Подводя итог, подчеркну ещё раз свою главную мысль. В христианском духовном космосе не до аплодисментов: с одной стороны тут доносится бесовский хохот, а с другой — ангельское пение. Основатель нашей веры прямо сказал, что «Царство мое не от мира сего» (Ин. 18: 36), и что «в мире будете иметь скорбь; но мужайтесь: Я победил мир» (Ин. 16: 33). Людям, называющим себя христианами, нужно помнить, что первые в этом мире, возможно, станут последними в Царстве Божьем, и что заповеди блаженства начинаются со слов «Блаженны нищие духом, ибо их есть Царство Небесное» (Мф. 5: 3). Христианский календарь церковного года почти целиком состоит из имен мучеников за веру — и они-то и есть настоящие победители.

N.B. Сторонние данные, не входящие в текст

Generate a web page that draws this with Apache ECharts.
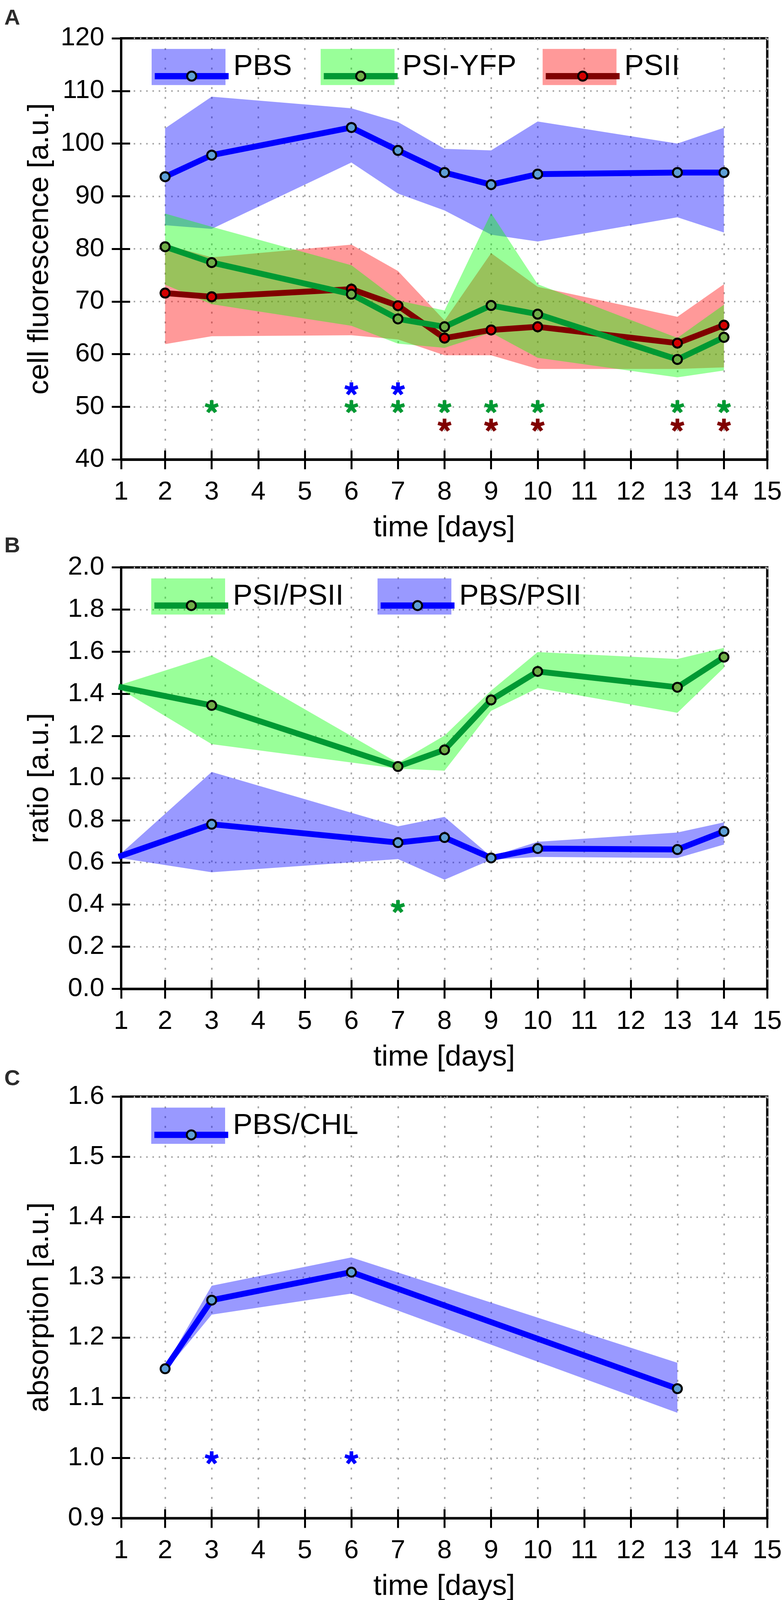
<!DOCTYPE html>
<html><head><meta charset="utf-8">
<script src="https://cdn.jsdelivr.net/npm/echarts@6/dist/echarts.min.js"></script>
<style>html,body{margin:0;padding:0;background:#fff;overflow:hidden}#c{width:100vw;height:100vh}</style>
</head><body><div id="c"></div>
<script>
// ---------- Panel A data ----------
const daysA = [2, 3, 6, 7, 8, 9, 10, 13, 14];
const pbsMean = [93.7, 97.8, 103.05, 98.7, 94.5, 92.2, 94.2, 94.5, 94.5];
const pbsUp   = [102.9, 108.9, 106.7, 104.1, 99.0, 98.7, 104.2, 100.0, 103.0];
const pbsLo   = [84.5, 83.8, 96.4, 90.5, 87.3, 82.7, 81.4, 86.0, 83.1];
const psiMean = [80.4, 77.4, 71.4, 66.7, 65.2, 69.25, 67.6, 59.0, 63.2];
const psiUp   = [86.7, 84.2, 76.9, 70.2, 68.3, 86.8, 73.3, 63.1, 69.4];
const psiLo   = [73.2, 69.5, 65.4, 62.0, 61.2, 64.1, 59.3, 55.6, 56.9];
const psiiMean = [71.6, 70.9, 72.35, 69.2, 63.05, 64.6, 65.2, 62.1, 65.5];
const psiiUp   = [80.8, 78.4, 80.8, 75.8, 66.4, 79.2, 72.8, 67.1, 73.3];
const psiiLo   = [61.9, 63.4, 63.6, 62.8, 59.8, 59.8, 57.2, 57.2, 57.5];
const sigA_pbs  = {days: [6, 7], value: 53.4};
const sigA_psi  = {days: [3, 6, 7, 8, 9, 10, 13, 14], value: 50};
const sigA_psii = {days: [8, 9, 10, 13, 14], value: 46.5};

// ---------- Panel B data ----------
const daysB = [1, 3, 7, 8, 9, 10, 13, 14];
const r1Mean = [1.434, 1.345, 1.055, 1.134, 1.371, 1.506, 1.431, 1.574];
const r1Up   = [1.440, 1.581, 1.072, 1.202, 1.415, 1.598, 1.565, 1.618];
const r1Lo   = [1.427, 1.161, 1.045, 1.035, 1.319, 1.427, 1.310, 1.524];
const r2Mean = [0.627, 0.781, 0.694, 0.718, 0.621, 0.666, 0.661, 0.747];
const r2Up   = [0.632, 1.029, 0.771, 0.816, 0.628, 0.698, 0.742, 0.790];
const r2Lo   = [0.622, 0.553, 0.616, 0.518, 0.613, 0.626, 0.621, 0.685];
const sigB_r1 = {days: [7], value: 0.39};

// ---------- Panel C data ----------
const daysC = [2, 3, 6, 13];
const chlMean = [1.148, 1.262, 1.3085, 1.115];
const chlUp   = [1.152, 1.286, 1.333, 1.158];
const chlLo   = [1.144, 1.238, 1.273, 1.075];
const sigC = {days: [3, 6], value: 1.0};

// ---------- axis ticks ----------
// the drawn box spans slightly less than days 1..15; its edges are labelled 1 and 15
const xTicks = {boxMin: 1.056, boxMax: 14.93, step: 1};
const yTicksA = {min: 40, max: 120, interval: 10, dec: 0};
const yTicksB = {min: 0, max: 2, interval: 0.2, dec: 1};
const yTicksC = {min: 0.9, max: 1.6, interval: 0.1, dec: 1};

const W = window.innerWidth || 2001, H = window.innerHeight || 4202;
const SX = W / 2001, SY = H / 4202;
const X = v => v * SX, Y = v => v * SY;

const FONT = "'Liberation Sans', Arial, Helvetica, sans-serif";
const BLUE = '#0000ff', GREEN = '#009933', DRED = '#800000';
const BAND_B = 'rgba(0,0,255,0.4)', BAND_G = 'rgba(0,255,0,0.4)', BAND_R = 'rgba(255,0,0,0.4)';
const MK_B = '#5e9fd6', MK_G = '#70ad47', MK_R = '#d40000';

// 5-armed asterisk path
function asteriskPath() {
  const w = 0.27, L = 1;
  let d = '';
  for (let k = 0; k < 5; k++) {
    const a = -Math.PI / 2 + k * 2 * Math.PI / 5;
    const cx = Math.cos(a), sy = Math.sin(a), px = -sy, py = cx;
    const p = [[px * w, py * w], [px * w + cx * L, py * w + sy * L], [-px * w + cx * L, -py * w + sy * L], [-px * w, -py * w]];
    d += 'M' + p.map(q => q[0].toFixed(4) + ' ' + q[1].toFixed(4)).join(' L') + ' Z ';
  }
  d += 'M-0.001 0.999 L0.001 0.999 L0.001 1 L-0.001 1 Z';
  return 'path://' + d;
}
const AST = asteriskPath();

const grids = [
  {left: X(310), width: X(1653.3), top: Y(100.5), height: Y(1106.2)},
  {left: X(310), width: X(1653.3), top: Y(1490), height: Y(1107)},
  {left: X(310), width: X(1653.3), top: Y(2880), height: Y(1107)}
];

const xAxes = [], yAxes = [];
function addAxes(g, yt, yname) {
  const xBase = {
    type: 'value', gridIndex: g, position: 'bottom', min: xTicks.boxMin, max: xTicks.boxMax,
    minInterval: xTicks.step, maxInterval: xTicks.step, splitNumber: 14
  };
  xAxes.push(Object.assign({}, xBase, {
    name: 'time [days]', nameLocation: 'middle', nameGap: Y(142),
    nameTextStyle: {fontSize: 75, color: '#000', fontFamily: FONT},
    axisLine: {show: true, onZero: false, lineStyle: {color: '#000', width: 6}},
    axisTick: {show: true, inside: false, length: 25, lineStyle: {color: '#000', width: 5}},
    axisLabel: {fontSize: 67, color: '#000', fontFamily: FONT, margin: Y(52), showMinLabel: true, showMaxLabel: true,
      formatter: v => String(Math.round(v))},
    splitLine: {show: true, lineStyle: {color: '#aaaaaa', width: 4, type: [5, 20]}}
  }));
  xAxes.push(Object.assign({}, xBase, {
    axisLine: {show: false}, axisTick: {show: true, inside: true, length: 23, lineStyle: {color: '#000', width: 5}},
    axisLabel: {show: false}, splitLine: {show: false}
  }));
  yAxes.push({
    type: 'value', gridIndex: g, position: 'left', min: yt.min, max: yt.max, interval: yt.interval,
    name: yname, nameLocation: 'middle', nameGap: 170,
    nameTextStyle: {fontSize: 75, color: '#000', fontFamily: FONT},
    axisLine: {show: true, onZero: false, lineStyle: {color: '#000', width: 6}},
    axisTick: {show: true, inside: false, length: 24, lineStyle: {color: '#000', width: 5}},
    axisLabel: {fontSize: 67, color: '#000', fontFamily: FONT, margin: 43, showMinLabel: true, showMaxLabel: true,
      formatter: v => v.toFixed(yt.dec)},
    splitLine: {show: true, lineStyle: {color: '#aaaaaa', width: 4, type: [4, 12]}}
  });
  yAxes.push({
    type: 'value', gridIndex: g, position: 'left', min: yt.min, max: yt.max, interval: yt.interval,
    axisLine: {show: false}, axisTick: {show: true, inside: true, length: 23, lineStyle: {color: '#000', width: 5}},
    axisLabel: {show: false}, splitLine: {show: false}
  });
}
addAxes(0, yTicksA, 'cell fluorescence [a.u.]');
addAxes(1, yTicksB, 'ratio [a.u.]');
addAxes(2, yTicksC, 'absorption [a.u.]');

const series = [];
function band(name, g, xs, lo, hi, color) {
  series.push({
    type: 'custom', name: name, xAxisIndex: 2 * g, yAxisIndex: 2 * g, silent: true,
    data: xs.map((x, i) => [x, lo[i], hi[i]]),
    encode: {x: 0, y: [1, 2]},
    renderItem: function (params, api) {
      if (params.dataIndexInside !== 0) return null;
      const n = params.dataInsideLength;
      const up = [], dn = [];
      for (let i = 0; i < n; i++) {
        up.push(api.coord([api.value(0, i), api.value(2, i)]));
        dn.push(api.coord([api.value(0, i), api.value(1, i)]));
      }
      return {type: 'polygon', shape: {points: up.concat(dn.reverse())}, style: {fill: color}};
    }
  });
}
function line(name, g, xs, ys, color, mk) {
  series.push({
    type: 'line', name: name, xAxisIndex: 2 * g, yAxisIndex: 2 * g,
    data: xs.map((x, i) => [x, ys[i]]),
    symbol: 'circle', symbolSize: 23, showSymbol: true, showAllSymbol: true,
    lineStyle: {color: color, width: 15},
    itemStyle: {color: mk, borderColor: '#000', borderWidth: 5},
    emphasis: {disabled: true}, silent: true
  });
}
function markers(name, g, xs, ys, mk) {
  series.push({
    type: 'scatter', name: name, xAxisIndex: 2 * g, yAxisIndex: 2 * g,
    data: xs.map((x, i) => [x, ys[i]]),
    symbol: 'circle', symbolSize: 23,
    itemStyle: {color: mk, borderColor: '#000', borderWidth: 5, opacity: 1},
    emphasis: {disabled: true}, silent: true
  });
}
function stars(name, g, sig, color) {
  series.push({
    type: 'scatter', name: name, xAxisIndex: 2 * g, yAxisIndex: 2 * g,
    data: sig.days.map(d => [d, sig.value]),
    symbol: AST, symbolSize: [36, 35], symbolKeepAspect: true,
    itemStyle: {color: color, opacity: 1}, emphasis: {disabled: true}, silent: true
  });
}

// Panel A
band('PBS band', 0, daysA, pbsLo, pbsUp, BAND_B);
band('PSII band', 0, daysA, psiiLo, psiiUp, BAND_R);
band('PSI-YFP band', 0, daysA, psiLo, psiUp, BAND_G);
line('PBS', 0, daysA, pbsMean, BLUE, MK_B);
line('PSII', 0, daysA, psiiMean, DRED, MK_R);
line('PSI-YFP', 0, daysA, psiMean, GREEN, MK_G);
markers('PBS m', 0, daysA, pbsMean, MK_B);
markers('PSI-YFP m', 0, daysA, psiMean, MK_G);
markers('PSII m', 0, daysA, psiiMean, MK_R);
stars('PBS sig', 0, sigA_pbs, BLUE);
stars('PSI-YFP sig', 0, sigA_psi, GREEN);
stars('PSII sig', 0, sigA_psii, DRED);
// Panel B
band('PBS/PSII band', 1, daysB, r2Lo, r2Up, BAND_B);
band('PSI/PSII band', 1, daysB, r1Lo, r1Up, BAND_G);
line('PBS/PSII', 1, daysB, r2Mean, BLUE, MK_B);
line('PSI/PSII', 1, daysB, r1Mean, GREEN, MK_G);
stars('PSI/PSII sig', 1, sigB_r1, GREEN);
// Panel C
band('PBS/CHL band', 2, daysC, chlLo, chlUp, BAND_B);
line('PBS/CHL', 2, daysC, chlMean, BLUE, MK_B);
stars('PBS/CHL sig', 2, sigC, BLUE);

// Legend items: [name, band colour, icon left, icon top]
const legendItems = [
  ['PBS', BAND_B, 388, 128.5], ['PSI-YFP', BAND_G, 820.5, 128.5], ['PSII', BAND_R, 1388.5, 128.5],
  ['PSI/PSII', BAND_G, 387, 1519], ['PBS/PSII', BAND_B, 966, 1519],
  ['PBS/CHL', BAND_B, 387, 2909]
];
const legends = [];
legendItems.forEach(it => {
  legends.push({
    left: X(it[2]), top: Y(it[3]), orient: 'horizontal', padding: 0,
    itemWidth: X(189), itemHeight: Y(95), icon: 'rect', selectedMode: false, z: 3,
    itemStyle: {borderWidth: 0},
    data: [{name: it[0], icon: 'rect', itemStyle: {color: it[1], borderWidth: 0}}],
    textStyle: {fontSize: 75, color: '#000', fontFamily: FONT, padding: [0, 0, 0, 15]}
  });
  legends.push({
    left: X(it[2]), top: Y(it[3] + (95 - 29) / 2), orient: 'horizontal', padding: 0,
    itemWidth: X(189), itemHeight: 29, selectedMode: false, z: 4,
    lineStyle: {width: 16},
    itemStyle: {borderWidth: 5, borderColor: '#000'},
    data: [it[0]],
    textStyle: {fontSize: 75, color: 'rgba(0,0,0,0)', fontFamily: FONT, padding: [0, 0, 0, 15]}
  });
});

const titles = [['A', 20], ['B', 1406], ['C', 2805]].map(t => ({
  text: t[0], left: X(11), top: Y(t[1]), padding: 0,
  textStyle: {fontSize: 56, fontWeight: 'bold', color: '#2b2b2b', fontFamily: FONT}
}));

const chart = echarts.init(document.getElementById('c'), null, {renderer: 'canvas'});
chart.setOption({
  animation: false,
  backgroundColor: '#ffffff',
  title: titles,
  grid: grids.map(g => Object.assign({show: true, borderColor: '#000', borderWidth: 6, backgroundColor: 'transparent', outerBoundsMode: 'none', containLabel: false}, g)),
  xAxis: xAxes,
  yAxis: yAxes,
  legend: legends,
  series: series
});
</script></body></html>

Это не значит, что все христиане должны пройти через гонения, подобные древнеримским или раннебольшевистским, но это значит, что свобода духовного осуществления соотнесена в христианстве со страданием эгоистической самости, склонной скорее к тлену и праху, чем к полету. В этом и состоит благая весть Евангелия: всемогущий Бог внедряется на самое дно падшего творения, чтобы избавить от неминуемой иначе гибели свое любимое, хотя и грешное создание. «Радуйся, Благодатная» — молится Богородице православная Церковь. «Радость моя» — приветствовал приходящих к нему людей Серафим Саровский. Все это — предвестники той окончательной радости, которая символически описана в Апокалипсисе явлением грозного Победителя-Христа — Спаса в силах, пришествие которого — как молния от края до края неба, из уст которого выходит обоюдоострый меч, и от лица которого бегут те, имена коих не записаны в книге жизни. Так что страшиться Второго Пришествия должны прежде всего его враги. Более того, всё, что только ещё должно произойти во времени, уже давно произошло в вечности: там уже каждый имеет награду свою. Для Бога мертвых нет, для Бога все живы.